Bladee has always treated music as a coded space, but Sulfur Surfer pushes that instinct into one of his most layered projects. Released on May 20, 2026, the album arrives after Cold Visions and takes a different route through similar emotional terrain. Where that record carried a harsher force, Sulfur Surfer feels stranger, more symbolic, and more suspended. Bladee sounds caught between collapse and release, between ego and surrender, between myth and self-portrait.
MUSIC
Across 13 tracks, Sulfur Surfer builds its own internal logic. The album moves through sulfur, fire, dragons, kings, mirrors, saints, fantasy references, and spiritual language, creating a record that feels dense without losing its pulse. Bladee uses these images as emotional material. They point toward conflict, self-erasure, temptation, transformation, and the need to keep moving even when the destination remains unclear. The result is a record that feels less like a conventional album narrative and more like a sequence of tests.
Whitearmor shapes the sound with a restless precision. His production gives the album a charged synthetic body, moving through bright synths, heavy bass pressure, sharp percussive shifts, and moments of eerie stillness. Sulfur Surfer leans into electronic intensity, but it avoids clean club release. The beats often feel unstable, as if they are pushing Bladee forward while the vocals pull inward. This tension gives the album much of its power. The sound rarely settles, and that refusal suits the record’s central state of spiritual and psychological drift.
The opening title track sets the tone with a sense of motion across unstable ground. Versailles Flow follows with a sharper rush, while Highland Tyrant expands the album’s martial and mythic energy. Dolor and Killswitch bring a colder emotional weight, giving the first half a darker edge. By the time Fox & Birch arrives with Current 93, the album has already entered a more arcane zone. The feature deepens the record’s ritual quality and connects naturally to the album’s interest in mysticism, moral ambiguity, and symbolic decay.
Bladee has always blurred pop instinct with abstraction, and Sulfur Surfer works best when those two sides collide. Under my Umbrella carries a deceptive softness in its title, yet the album never lets shelter feel simple. The Dark Mirror turns reflection into threat, making identity feel like something unstable and exposed. Durins Bane pulls high fantasy into the project with full confidence, placing Bladee inside a language of monsters, fire, and confrontation. The reference could feel excessive in another artist’s hands, but here it fits the system he has built over years.

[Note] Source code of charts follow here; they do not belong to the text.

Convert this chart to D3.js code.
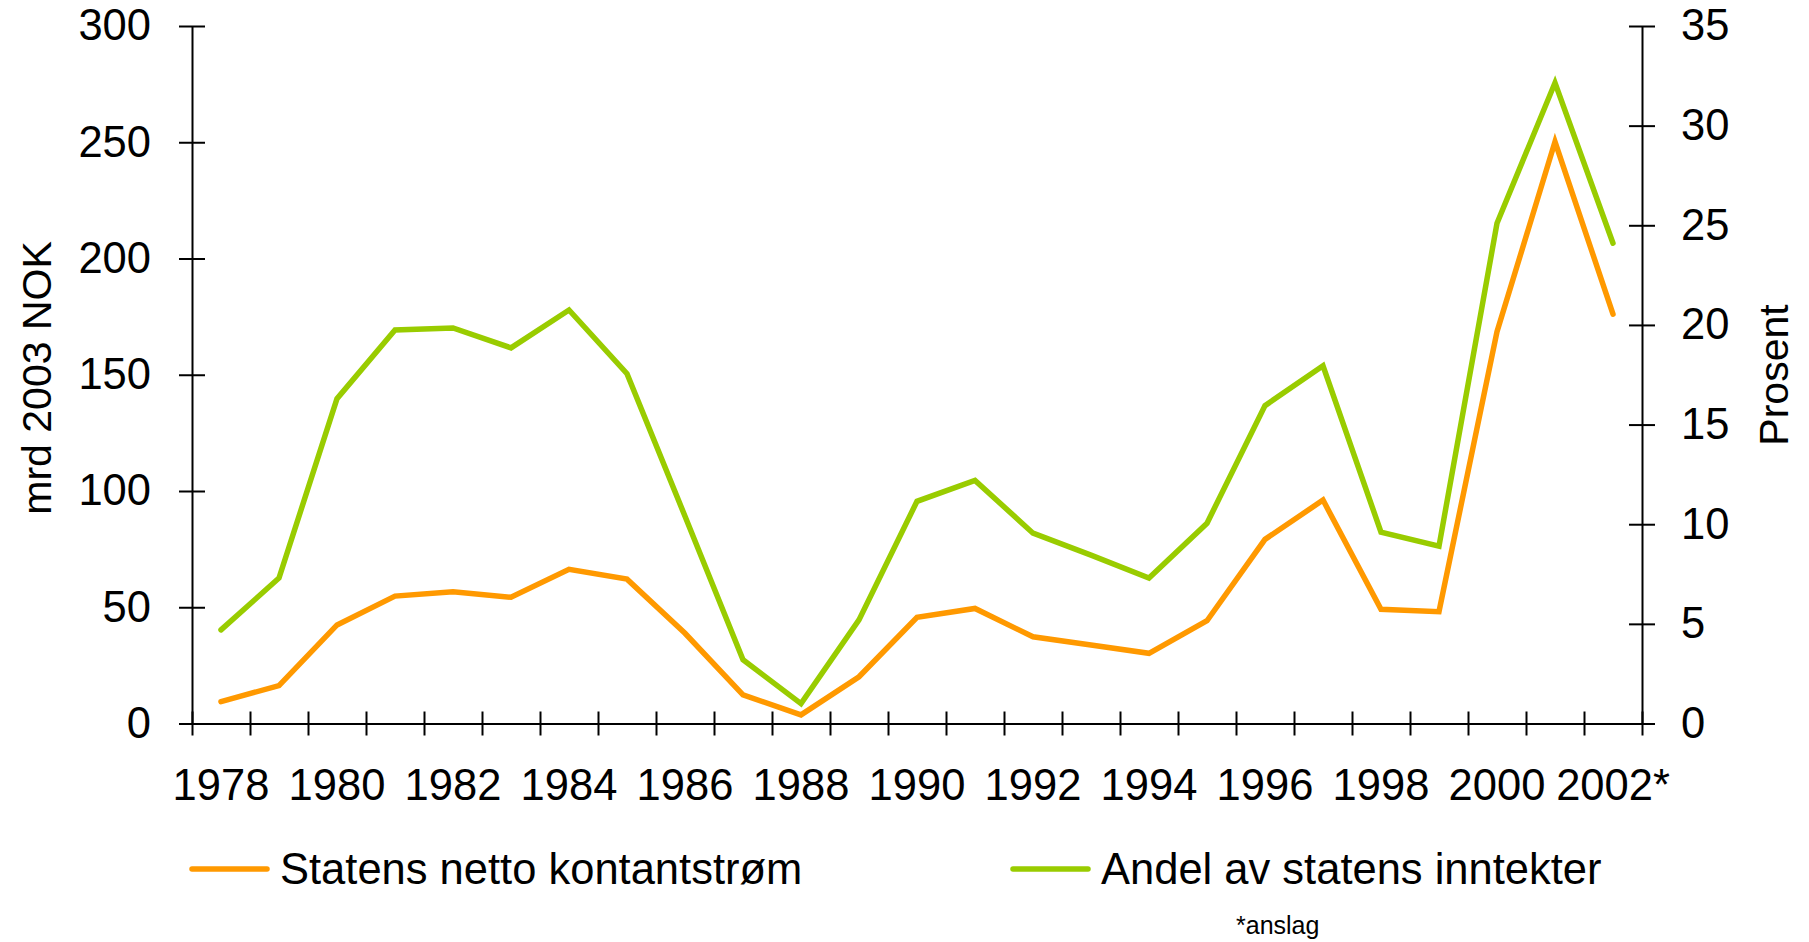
<!DOCTYPE html>
<html>
<head>
<meta charset="utf-8">
<script src="https://cdn.jsdelivr.net/npm/d3@7"></script>
<style>
  body { margin: 0; background: #fff; }
  text { font-family: "Liberation Sans", Arial, sans-serif; fill: #000; }
  .axis path, .axis line { stroke: #000; stroke-width: 2; }
</style>
</head>
<body>
<div id="chart"></div>
<script>
var svgWidth = 1809;
var svgHeight = 942;

var margin = { top: 26, right: 167, bottom: 218.5, left: 192 };
var width = svgWidth - margin.left - margin.right;
var height = svgHeight - margin.top - margin.bottom;

// data
var years = ["1978", "1979", "1980", "1981", "1982", "1983", "1984", "1985", "1986", "1987",
  "1988", "1989", "1990", "1991", "1992", "1993", "1994", "1995", "1996", "1997",
  "1998", "1999", "2000", "2001", "2002"];
var yearLabels = ["1978", "1980", "1982", "1984", "1986", "1988", "1990", "1992", "1994", "1996",
  "1998", "2000", "2002*"];
var kontantstrom = [9.4, 16.3, 42.4, 54.8, 56.7, 54.3, 66.3, 62.1, 38.8, 12.3,
  3.7, 20.1, 45.7, 49.5, 37.3, 33.8, 30.2, 44.2, 79.2, 96.1,
  49.1, 48.1, 168.5, 250.2, 176.1];
var andel = [4.7, 7.3, 16.3, 19.75, 19.85, 18.85, 20.75, 17.55, 10.4, 3.2,
  1.0, 5.2, 11.15, 12.2, 9.55, 8.45, 7.3, 10.05, 15.95, 17.95,
  9.6, 8.9, 25.1, 32.15, 24.1];
var leftTicks = [0, 50, 100, 150, 200, 250, 300];
var rightTicks = [0, 5, 10, 15, 20, 25, 30, 35];

var orange = "#ff9900";
var green = "#99cc00";
var fontSize = "43.5px";

var svg = d3.select("#chart")
  .append("svg")
  .attr("width", svgWidth)
  .attr("height", svgHeight)
  .style("background", "#fff");

var chartGroup = svg.append("g")
  .attr("transform", `translate(${margin.left}, ${margin.top})`);

var xBand = d3.scaleBand()
  .domain(years)
  .range([0, width])
  .padding(0);

var xEdges = d3.scaleLinear()
  .domain([0, years.length])
  .range([0, width]);

var yLeft = d3.scaleLinear().domain([0, 300]).range([height, 0]);
var yRight = d3.scaleLinear().domain([0, 35]).range([height, 0]);

var cx = d => xBand(d) + xBand.bandwidth() / 2;

// left axis
var leftAxis = chartGroup.append("g")
  .attr("class", "axis")
  .call(d3.axisLeft(yLeft).tickValues(leftTicks).tickSize(13).tickSizeOuter(0).tickPadding(28));
leftAxis.selectAll(".tick line").attr("x1", 13);
leftAxis.selectAll("text").style("font-size", fontSize);

// right axis
var rightAxis = chartGroup.append("g")
  .attr("class", "axis")
  .attr("transform", `translate(${width}, 0)`)
  .call(d3.axisRight(yRight).tickValues(rightTicks).tickSize(13).tickSizeOuter(0).tickPadding(26));
rightAxis.selectAll(".tick line").attr("x1", -13);
rightAxis.selectAll("text").style("font-size", fontSize);

// bottom axis: ticks between categories
var bottomAxis = chartGroup.append("g")
  .attr("class", "axis")
  .attr("transform", `translate(0, ${height})`)
  .call(d3.axisBottom(xEdges).tickValues(d3.range(years.length + 1)).tickFormat("").tickSize(12).tickSizeOuter(0));
bottomAxis.selectAll(".tick line").attr("y1", -12);

// year labels every other category
var labelYears = years.filter((d, i) => i % 2 === 0);
var labelAxis = chartGroup.append("g")
  .attr("transform", `translate(0, ${height})`)
  .call(d3.axisBottom(xBand).tickValues(labelYears).tickSize(0).tickPadding(46)
    .tickFormat((d, i) => yearLabels[i]));
labelAxis.select(".domain").remove();
labelAxis.selectAll("text").style("font-size", fontSize);

// lines
var lineLeft = d3.line()
  .x((d, i) => cx(years[i]))
  .y(d => yLeft(d));

var lineRight = d3.line()
  .x((d, i) => cx(years[i]))
  .y(d => yRight(d));

chartGroup.append("path")
  .datum(andel)
  .attr("fill", "none")
  .attr("stroke", green)
  .attr("stroke-width", 5.5)
  .attr("stroke-linejoin", "miter")
  .attr("stroke-linecap", "round")
  .attr("d", lineRight);

chartGroup.append("path")
  .datum(kontantstrom)
  .attr("fill", "none")
  .attr("stroke", orange)
  .attr("stroke-width", 5.5)
  .attr("stroke-linejoin", "miter")
  .attr("stroke-linecap", "round")
  .attr("d", lineLeft);

// axis titles
svg.append("text")
  .attr("transform", "translate(51, 378) rotate(-90)")
  .attr("text-anchor", "middle")
  .style("font-size", "41px")
  .text("mrd 2003 NOK");

svg.append("text")
  .attr("transform", "translate(1788, 375) rotate(-90)")
  .attr("text-anchor", "middle")
  .style("font-size", "41px")
  .text("Prosent");

// legend
var legendItems = [
  { name: "Statens netto kontantstrøm", color: orange, x: 190 },
  { name: "Andel av statens inntekter", color: green, x: 1011 }
];

var legend = svg.selectAll(".legend")
  .data(legendItems)
  .enter()
  .append("g")
  .attr("class", "legend")
  .attr("transform", d => `translate(${d.x}, 869)`);

legend.append("line")
  .attr("x1", 2)
  .attr("x2", 77)
  .attr("stroke", d => d.color)
  .attr("stroke-width", 5.5)
  .attr("stroke-linecap", "round");

legend.append("text")
  .attr("x", 90)
  .attr("y", 14.5)
  .style("font-size", fontSize)
  .text(d => d.name);

svg.append("text")
  .attr("x", 1236)
  .attr("y", 934)
  .style("font-size", "25px")
  .text("*anslag");
</script>
</body>
</html>
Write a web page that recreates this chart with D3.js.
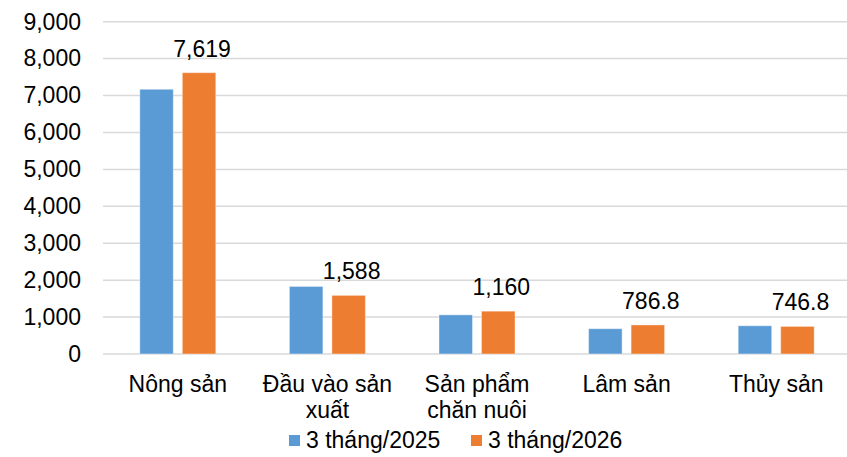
<!DOCTYPE html>
<html>
<head>
<meta charset="utf-8">
<script src="https://cdn.jsdelivr.net/npm/d3@7/dist/d3.min.js"></script>
<style>
  body { margin: 0; background: #fff; }
  text { font-family: "Liberation Sans", Arial, sans-serif; fill: #000; }
</style>
</head>
<body>
<div id="chart"></div>
<script>
var categories = ["Nông sản", "Đầu vào sản xuất", "Sản phẩm chăn nuôi", "Lâm sản", "Thủy sản"];
var seriesNames = ["3 tháng/2025", "3 tháng/2026"];
var values2025 = [7170, 1830, 1060, 685, 765];
var values2026 = [7619, 1588, 1160, 786.8, 746.8];
var labels2026 = ["7,619", "1,588", "1,160", "786.8", "746.8"];
var yTicks = [0, 1000, 2000, 3000, 4000, 5000, 6000, 7000, 8000, 9000];

var colors = ["#5b9bd5", "#ed7d31"];
var W = 847, H = 457;
var fs = "23px";

var svg = d3.select("#chart").append("svg")
    .attr("width", W)
    .attr("height", H);

var x0 = d3.scaleBand()
    .domain(categories)
    .range([103, 851]);

var x1 = d3.scaleBand()
    .domain(seriesNames)
    .range([0, x0.bandwidth()])
    .paddingInner(0.212)
    .paddingOuter(0.866);

var y = d3.scaleLinear()
    .domain([0, 9000])
    .range([354, 21.7]);

// gridlines
svg.append("g")
    .selectAll("line")
    .data(yTicks)
    .enter().append("line")
    .attr("x1", 103)
    .attr("x2", W)
    .attr("y1", function (d) { return y(d); })
    .attr("y2", function (d) { return y(d); })
    .attr("stroke", "#d9d9d9")
    .attr("stroke-width", 1.5);

// y axis labels
var yAxis = svg.append("g")
    .attr("transform", "translate(103,0)")
    .call(d3.axisLeft(y).tickValues(yTicks).tickFormat(d3.format(",")).tickSize(0).tickPadding(22));
yAxis.select(".domain").remove();
yAxis.selectAll("text")
    .style("font-size", fs)
    .style("font-family", "'Liberation Sans', Arial, sans-serif");

// bars
var rows = categories.map(function (c, i) {
    return { cat: c, vals: [values2025[i], values2026[i]], label: labels2026[i] };
});

var groups = svg.append("g")
    .selectAll("g")
    .data(rows)
    .enter().append("g")
    .attr("transform", function (d) { return "translate(" + x0(d.cat) + ",0)"; });

groups.selectAll("rect")
    .data(function (d) { return d.vals.map(function (v, j) { return { s: seriesNames[j], v: v, j: j }; }); })
    .enter().append("rect")
    .attr("x", function (d) { return x1(d.s); })
    .attr("width", x1.bandwidth())
    .attr("y", function (d) { return y(d.v); })
    .attr("height", function (d) { return y(0) - y(d.v); })
    .attr("fill", function (d) { return colors[d.j]; })
    .attr("stroke", "#fff")
    .attr("stroke-opacity", 0.4)
    .attr("stroke-width", 1);

// data labels on 2026 series
groups.append("text")
    .attr("x", function (d) { return x1(seriesNames[1]) + x1.bandwidth() / 2 + 3; })
    .attr("y", function (d) { return y(d.vals[1]) - 16; })
    .attr("text-anchor", "middle")
    .style("font-size", fs)
    .text(function (d) { return d.label; });

// category labels
var xAxis = svg.append("g")
    .attr("transform", "translate(0,354)")
    .call(d3.axisBottom(x0).tickSize(0).tickPadding(0));
xAxis.select(".domain").remove();
xAxis.selectAll("text")
    .style("font-size", fs)
    .style("font-family", "'Liberation Sans', Arial, sans-serif")
    .call(wrap, 140);

function wrap(texts, width) {
    texts.each(function () {
        var text = d3.select(this),
            words = text.text().split(/\s+/),
            line = [],
            lineNo = 0,
            tspan = text.text(null).append("tspan").attr("x", 0).attr("y", 38);
        words.forEach(function (w) {
            line.push(w);
            tspan.text(line.join(" "));
            if (tspan.node().getComputedTextLength() > width && line.length > 1) {
                line.pop();
                tspan.text(line.join(" "));
                line = [w];
                lineNo++;
                tspan = text.append("tspan").attr("x", 0).attr("y", 38 + lineNo * 26).text(w);
            }
        });
        text.attr("dy", null);
    });
}

// legend
var legend = svg.append("g");
var legendX = [289, 471];
seriesNames.forEach(function (s, i) {
    legend.append("rect")
        .attr("x", legendX[i])
        .attr("y", 435)
        .attr("width", 11)
        .attr("height", 11)
        .attr("fill", colors[i]);
    legend.append("text")
        .attr("x", legendX[i] + 17)
        .attr("y", 448)
        .style("font-size", fs)
        .text(s);
});
</script>
</body>
</html>
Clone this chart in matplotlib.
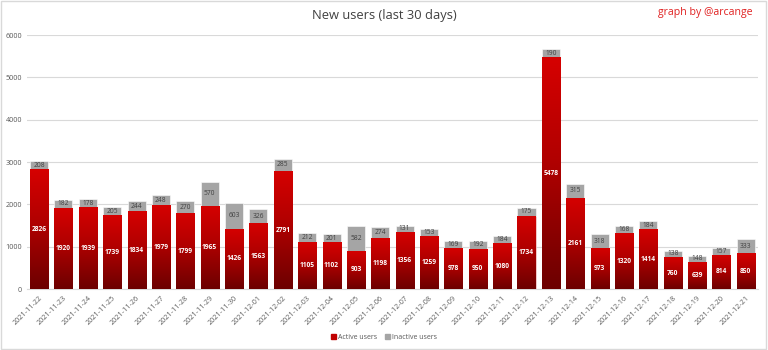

The second half pushes deeper into that burned atmosphere. Stoner, Black Fire, Blondie, and Scab all extend the album’s sense of a mind working through symbols because ordinary language feels too limited. Blondie stands as one of the most immediate tracks, giving the record a clearer emotional point of entry without simplifying its ideas. Scab closes the album with the feeling of residue, as if the transformation the record circles around has left a mark without offering full resolution.
What makes Sulfur Surfer compelling is the way Bladee turns confusion into form. The album does not explain itself, and it gains force from that decision. Its references to faith, fantasy, and alchemy function as part of a private language, but the emotional stakes remain legible. Bladee sounds like an artist examining the cost of becoming someone, especially when public image, online mythology, and personal identity begin to blur.
Sulfur Surfer demands patience. It favors atmosphere, repetition, and symbolic overload over easy hooks, though moments of melody still cut through the density. For listeners drawn to Bladee’s more immediate work, the album may feel difficult at first. For those interested in his larger creative system, it offers one of his richest statements. It turns ego into character, fantasy into emotional structure, and spiritual conflict into sound.
Bladee does not present transformation as a clean breakthrough. On Sulfur Surfer, change feels messy, unstable, and unfinished. That is what gives the album its strange charge. It captures an artist riding the edge of something, fully aware of the crash ahead, still choosing to stay in motion.